╭──

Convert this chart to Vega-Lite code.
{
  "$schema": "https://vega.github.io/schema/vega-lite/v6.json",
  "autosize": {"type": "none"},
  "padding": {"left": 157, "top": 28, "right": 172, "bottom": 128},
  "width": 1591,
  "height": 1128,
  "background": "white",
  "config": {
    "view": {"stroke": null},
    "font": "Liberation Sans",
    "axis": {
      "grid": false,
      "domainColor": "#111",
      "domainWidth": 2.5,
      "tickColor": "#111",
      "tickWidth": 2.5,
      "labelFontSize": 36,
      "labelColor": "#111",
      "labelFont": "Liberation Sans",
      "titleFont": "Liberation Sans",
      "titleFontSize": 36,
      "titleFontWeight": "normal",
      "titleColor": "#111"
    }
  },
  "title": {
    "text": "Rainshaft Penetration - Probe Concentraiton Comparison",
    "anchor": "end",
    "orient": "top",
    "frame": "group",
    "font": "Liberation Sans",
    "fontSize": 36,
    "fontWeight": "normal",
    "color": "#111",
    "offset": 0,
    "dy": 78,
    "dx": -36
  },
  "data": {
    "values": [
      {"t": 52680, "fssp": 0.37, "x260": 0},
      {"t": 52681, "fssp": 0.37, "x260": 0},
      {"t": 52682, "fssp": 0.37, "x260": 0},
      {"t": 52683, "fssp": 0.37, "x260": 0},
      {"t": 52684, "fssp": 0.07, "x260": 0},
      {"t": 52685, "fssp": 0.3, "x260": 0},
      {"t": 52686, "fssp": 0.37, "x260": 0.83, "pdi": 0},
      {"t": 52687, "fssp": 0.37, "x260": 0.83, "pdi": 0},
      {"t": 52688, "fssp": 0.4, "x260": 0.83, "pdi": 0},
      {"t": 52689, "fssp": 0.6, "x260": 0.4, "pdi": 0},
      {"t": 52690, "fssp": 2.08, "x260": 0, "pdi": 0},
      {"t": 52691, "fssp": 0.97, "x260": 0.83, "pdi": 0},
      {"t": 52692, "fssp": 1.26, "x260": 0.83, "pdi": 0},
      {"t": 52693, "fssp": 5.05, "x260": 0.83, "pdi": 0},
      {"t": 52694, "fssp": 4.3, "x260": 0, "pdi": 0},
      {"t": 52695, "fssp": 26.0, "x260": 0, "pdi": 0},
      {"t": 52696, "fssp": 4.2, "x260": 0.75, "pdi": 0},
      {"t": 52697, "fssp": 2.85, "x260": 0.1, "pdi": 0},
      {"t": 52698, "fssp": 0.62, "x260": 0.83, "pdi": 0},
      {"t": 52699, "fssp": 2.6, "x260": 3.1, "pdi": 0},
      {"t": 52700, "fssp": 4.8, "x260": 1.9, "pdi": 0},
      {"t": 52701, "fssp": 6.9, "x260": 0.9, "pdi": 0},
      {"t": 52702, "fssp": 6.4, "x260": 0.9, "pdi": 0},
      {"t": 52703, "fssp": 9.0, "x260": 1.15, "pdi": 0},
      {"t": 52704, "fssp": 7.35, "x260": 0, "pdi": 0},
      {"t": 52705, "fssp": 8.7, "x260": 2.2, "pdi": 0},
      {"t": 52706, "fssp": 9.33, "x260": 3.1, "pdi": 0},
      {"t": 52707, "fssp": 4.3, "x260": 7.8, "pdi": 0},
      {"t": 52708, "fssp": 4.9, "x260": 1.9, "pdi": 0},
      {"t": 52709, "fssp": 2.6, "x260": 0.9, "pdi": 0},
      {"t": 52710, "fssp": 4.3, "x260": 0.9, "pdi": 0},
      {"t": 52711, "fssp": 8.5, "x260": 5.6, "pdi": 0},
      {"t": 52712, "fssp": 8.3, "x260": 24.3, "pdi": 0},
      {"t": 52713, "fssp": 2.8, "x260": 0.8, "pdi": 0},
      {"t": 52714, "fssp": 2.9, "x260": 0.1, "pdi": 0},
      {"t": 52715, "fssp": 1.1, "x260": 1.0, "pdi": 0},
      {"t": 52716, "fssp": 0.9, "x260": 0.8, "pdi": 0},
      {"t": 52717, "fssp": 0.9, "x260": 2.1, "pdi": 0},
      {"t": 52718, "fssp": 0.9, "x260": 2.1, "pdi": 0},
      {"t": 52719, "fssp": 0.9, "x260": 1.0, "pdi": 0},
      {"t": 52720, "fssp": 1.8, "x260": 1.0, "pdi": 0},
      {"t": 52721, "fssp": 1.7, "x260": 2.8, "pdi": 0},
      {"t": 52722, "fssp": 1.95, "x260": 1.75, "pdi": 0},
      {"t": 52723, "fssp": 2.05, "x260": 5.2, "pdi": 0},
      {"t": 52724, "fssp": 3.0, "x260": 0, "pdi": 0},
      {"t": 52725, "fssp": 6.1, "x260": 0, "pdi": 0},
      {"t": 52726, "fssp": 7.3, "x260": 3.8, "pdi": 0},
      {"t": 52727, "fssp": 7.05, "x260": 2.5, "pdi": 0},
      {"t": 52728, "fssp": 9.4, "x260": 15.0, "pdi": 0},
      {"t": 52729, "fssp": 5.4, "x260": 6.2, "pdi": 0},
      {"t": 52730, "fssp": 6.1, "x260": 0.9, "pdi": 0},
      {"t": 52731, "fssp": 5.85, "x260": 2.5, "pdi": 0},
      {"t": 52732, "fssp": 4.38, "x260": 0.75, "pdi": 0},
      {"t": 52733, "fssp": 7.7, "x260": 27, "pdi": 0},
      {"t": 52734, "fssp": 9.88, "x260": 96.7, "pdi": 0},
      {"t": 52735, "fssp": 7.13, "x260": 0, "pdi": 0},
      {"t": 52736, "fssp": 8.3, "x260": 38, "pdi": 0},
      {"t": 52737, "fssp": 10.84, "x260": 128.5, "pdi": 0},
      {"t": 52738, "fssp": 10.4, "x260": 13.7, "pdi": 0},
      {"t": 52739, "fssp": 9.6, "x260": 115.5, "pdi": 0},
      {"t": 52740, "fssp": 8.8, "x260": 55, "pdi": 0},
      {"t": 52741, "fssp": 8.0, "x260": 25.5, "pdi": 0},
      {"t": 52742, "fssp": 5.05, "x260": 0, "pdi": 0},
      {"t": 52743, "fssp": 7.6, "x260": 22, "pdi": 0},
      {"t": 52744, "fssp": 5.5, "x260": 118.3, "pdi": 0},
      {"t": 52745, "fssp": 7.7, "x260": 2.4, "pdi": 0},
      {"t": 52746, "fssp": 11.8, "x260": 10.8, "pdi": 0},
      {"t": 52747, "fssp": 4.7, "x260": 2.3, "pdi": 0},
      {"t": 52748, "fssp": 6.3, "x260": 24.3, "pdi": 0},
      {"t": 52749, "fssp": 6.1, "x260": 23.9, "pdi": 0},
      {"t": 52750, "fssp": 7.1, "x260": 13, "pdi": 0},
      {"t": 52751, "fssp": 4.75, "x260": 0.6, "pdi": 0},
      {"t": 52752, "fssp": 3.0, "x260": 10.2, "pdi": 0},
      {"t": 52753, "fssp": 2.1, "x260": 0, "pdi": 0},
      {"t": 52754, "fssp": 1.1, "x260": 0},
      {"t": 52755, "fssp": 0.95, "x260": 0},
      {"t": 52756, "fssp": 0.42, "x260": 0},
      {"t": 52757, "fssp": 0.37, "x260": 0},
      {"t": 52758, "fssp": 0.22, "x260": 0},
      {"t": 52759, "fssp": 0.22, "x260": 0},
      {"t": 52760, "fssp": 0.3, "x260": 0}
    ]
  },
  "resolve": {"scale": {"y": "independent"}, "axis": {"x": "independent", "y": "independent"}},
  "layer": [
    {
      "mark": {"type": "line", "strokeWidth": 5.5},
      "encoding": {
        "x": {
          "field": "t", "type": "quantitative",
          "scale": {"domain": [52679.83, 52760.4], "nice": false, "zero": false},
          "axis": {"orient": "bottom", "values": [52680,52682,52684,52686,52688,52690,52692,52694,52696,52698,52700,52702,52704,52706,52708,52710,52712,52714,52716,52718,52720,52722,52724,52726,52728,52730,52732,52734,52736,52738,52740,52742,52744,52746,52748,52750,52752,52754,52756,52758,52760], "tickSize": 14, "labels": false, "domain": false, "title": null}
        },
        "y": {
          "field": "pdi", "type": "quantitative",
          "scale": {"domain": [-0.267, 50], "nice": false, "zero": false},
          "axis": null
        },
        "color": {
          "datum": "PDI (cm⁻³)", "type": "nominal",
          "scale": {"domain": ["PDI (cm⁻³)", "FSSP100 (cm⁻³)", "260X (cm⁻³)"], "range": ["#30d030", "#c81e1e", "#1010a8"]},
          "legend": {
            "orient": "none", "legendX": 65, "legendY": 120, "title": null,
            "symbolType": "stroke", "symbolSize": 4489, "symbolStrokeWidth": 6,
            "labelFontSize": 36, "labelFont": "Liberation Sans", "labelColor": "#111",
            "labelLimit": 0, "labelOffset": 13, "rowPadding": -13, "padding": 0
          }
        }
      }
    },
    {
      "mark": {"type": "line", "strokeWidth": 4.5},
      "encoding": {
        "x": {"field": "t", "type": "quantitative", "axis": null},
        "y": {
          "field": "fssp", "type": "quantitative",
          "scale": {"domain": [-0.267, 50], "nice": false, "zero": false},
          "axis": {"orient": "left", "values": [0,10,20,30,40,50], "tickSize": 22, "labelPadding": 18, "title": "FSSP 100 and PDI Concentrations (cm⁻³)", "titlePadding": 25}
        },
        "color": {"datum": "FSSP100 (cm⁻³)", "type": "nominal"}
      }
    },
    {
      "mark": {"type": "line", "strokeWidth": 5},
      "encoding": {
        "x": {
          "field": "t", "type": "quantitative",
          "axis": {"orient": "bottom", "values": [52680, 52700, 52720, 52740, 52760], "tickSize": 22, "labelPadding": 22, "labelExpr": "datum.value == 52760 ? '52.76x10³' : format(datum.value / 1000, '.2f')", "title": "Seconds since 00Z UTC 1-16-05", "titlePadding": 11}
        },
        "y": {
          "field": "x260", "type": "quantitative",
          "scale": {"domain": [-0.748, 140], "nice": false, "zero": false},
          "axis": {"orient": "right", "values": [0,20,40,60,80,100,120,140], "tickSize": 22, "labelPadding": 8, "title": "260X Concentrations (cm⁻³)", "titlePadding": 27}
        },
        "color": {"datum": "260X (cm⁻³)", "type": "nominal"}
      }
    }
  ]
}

╰──
╭──

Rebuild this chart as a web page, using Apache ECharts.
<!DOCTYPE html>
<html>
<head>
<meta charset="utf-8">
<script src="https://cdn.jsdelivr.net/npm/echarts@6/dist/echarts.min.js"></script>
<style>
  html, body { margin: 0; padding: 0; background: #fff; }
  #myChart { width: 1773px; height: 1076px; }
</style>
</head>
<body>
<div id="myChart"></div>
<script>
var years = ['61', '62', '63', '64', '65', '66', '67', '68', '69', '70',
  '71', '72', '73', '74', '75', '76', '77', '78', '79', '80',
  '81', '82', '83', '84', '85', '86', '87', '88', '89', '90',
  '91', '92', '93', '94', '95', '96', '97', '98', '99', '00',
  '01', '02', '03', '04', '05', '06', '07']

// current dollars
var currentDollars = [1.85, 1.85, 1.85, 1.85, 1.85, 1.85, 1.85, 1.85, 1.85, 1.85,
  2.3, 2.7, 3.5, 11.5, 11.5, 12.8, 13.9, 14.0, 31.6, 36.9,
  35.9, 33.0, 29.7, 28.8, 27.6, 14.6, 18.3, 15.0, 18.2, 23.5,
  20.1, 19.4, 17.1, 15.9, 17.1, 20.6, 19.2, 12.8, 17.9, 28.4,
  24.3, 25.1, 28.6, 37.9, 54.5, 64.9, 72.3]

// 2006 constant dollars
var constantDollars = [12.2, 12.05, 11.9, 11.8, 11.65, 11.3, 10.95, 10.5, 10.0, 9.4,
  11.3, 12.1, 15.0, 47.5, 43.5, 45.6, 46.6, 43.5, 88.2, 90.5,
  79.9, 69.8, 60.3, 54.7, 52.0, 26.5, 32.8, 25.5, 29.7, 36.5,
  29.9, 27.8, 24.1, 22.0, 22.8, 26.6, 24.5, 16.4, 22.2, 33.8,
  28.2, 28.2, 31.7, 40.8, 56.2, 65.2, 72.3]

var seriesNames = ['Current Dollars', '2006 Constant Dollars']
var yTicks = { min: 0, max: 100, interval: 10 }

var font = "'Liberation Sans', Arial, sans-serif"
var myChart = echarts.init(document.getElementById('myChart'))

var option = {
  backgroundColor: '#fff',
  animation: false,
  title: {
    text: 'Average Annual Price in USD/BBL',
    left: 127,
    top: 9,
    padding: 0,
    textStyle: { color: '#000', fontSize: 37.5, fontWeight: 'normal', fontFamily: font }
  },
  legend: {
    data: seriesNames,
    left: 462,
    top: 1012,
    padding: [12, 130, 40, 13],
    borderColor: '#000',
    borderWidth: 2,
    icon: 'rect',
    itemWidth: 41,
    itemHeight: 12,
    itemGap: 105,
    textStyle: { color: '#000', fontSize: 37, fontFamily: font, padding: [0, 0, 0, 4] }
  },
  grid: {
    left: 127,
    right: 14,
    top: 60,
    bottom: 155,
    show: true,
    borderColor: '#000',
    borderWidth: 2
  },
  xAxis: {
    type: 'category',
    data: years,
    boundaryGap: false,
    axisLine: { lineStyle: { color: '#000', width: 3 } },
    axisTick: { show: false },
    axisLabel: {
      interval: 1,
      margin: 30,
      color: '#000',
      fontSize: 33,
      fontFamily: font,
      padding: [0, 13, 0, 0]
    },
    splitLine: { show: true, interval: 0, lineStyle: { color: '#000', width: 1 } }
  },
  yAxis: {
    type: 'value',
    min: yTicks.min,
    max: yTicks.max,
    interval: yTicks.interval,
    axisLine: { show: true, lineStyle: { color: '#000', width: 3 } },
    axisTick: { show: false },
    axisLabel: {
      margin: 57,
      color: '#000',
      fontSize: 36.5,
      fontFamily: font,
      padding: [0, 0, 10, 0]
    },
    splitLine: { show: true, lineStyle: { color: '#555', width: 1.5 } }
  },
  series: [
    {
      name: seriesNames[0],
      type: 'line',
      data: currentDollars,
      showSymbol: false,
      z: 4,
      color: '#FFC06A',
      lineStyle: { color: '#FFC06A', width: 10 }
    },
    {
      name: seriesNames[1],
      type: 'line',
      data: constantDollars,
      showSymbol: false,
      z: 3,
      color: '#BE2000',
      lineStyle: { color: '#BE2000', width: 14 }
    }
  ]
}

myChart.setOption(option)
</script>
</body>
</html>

╰──

— TASK TO CARRY OUT —
Repeat the span of lines that opens with the line holding "Rebuild this chart" and closes with the line holding "24.3, 25.1, 28.6, 37.9, 54.5, 64.9, 72.3]", exactly as it stands.

— THE REPLY —
Rebuild this chart as a web page, using Apache ECharts.
<!DOCTYPE html>
<html>
<head>
<meta charset="utf-8">
<script src="https://cdn.jsdelivr.net/npm/echarts@6/dist/echarts.min.js"></script>
<style>
  html, body { margin: 0; padding: 0; background: #fff; }
  #myChart { width: 1773px; height: 1076px; }
</style>
</head>
<body>
<div id="myChart"></div>
<script>
var years = ['61', '62', '63', '64', '65', '66', '67', '68', '69', '70',
  '71', '72', '73', '74', '75', '76', '77', '78', '79', '80',
  '81', '82', '83', '84', '85', '86', '87', '88', '89', '90',
  '91', '92', '93', '94', '95', '96', '97', '98', '99', '00',
  '01', '02', '03', '04', '05', '06', '07']

// current dollars
var currentDollars = [1.85, 1.85, 1.85, 1.85, 1.85, 1.85, 1.85, 1.85, 1.85, 1.85,
  2.3, 2.7, 3.5, 11.5, 11.5, 12.8, 13.9, 14.0, 31.6, 36.9,
  35.9, 33.0, 29.7, 28.8, 27.6, 14.6, 18.3, 15.0, 18.2, 23.5,
  20.1, 19.4, 17.1, 15.9, 17.1, 20.6, 19.2, 12.8, 17.9, 28.4,
  24.3, 25.1, 28.6, 37.9, 54.5, 64.9, 72.3]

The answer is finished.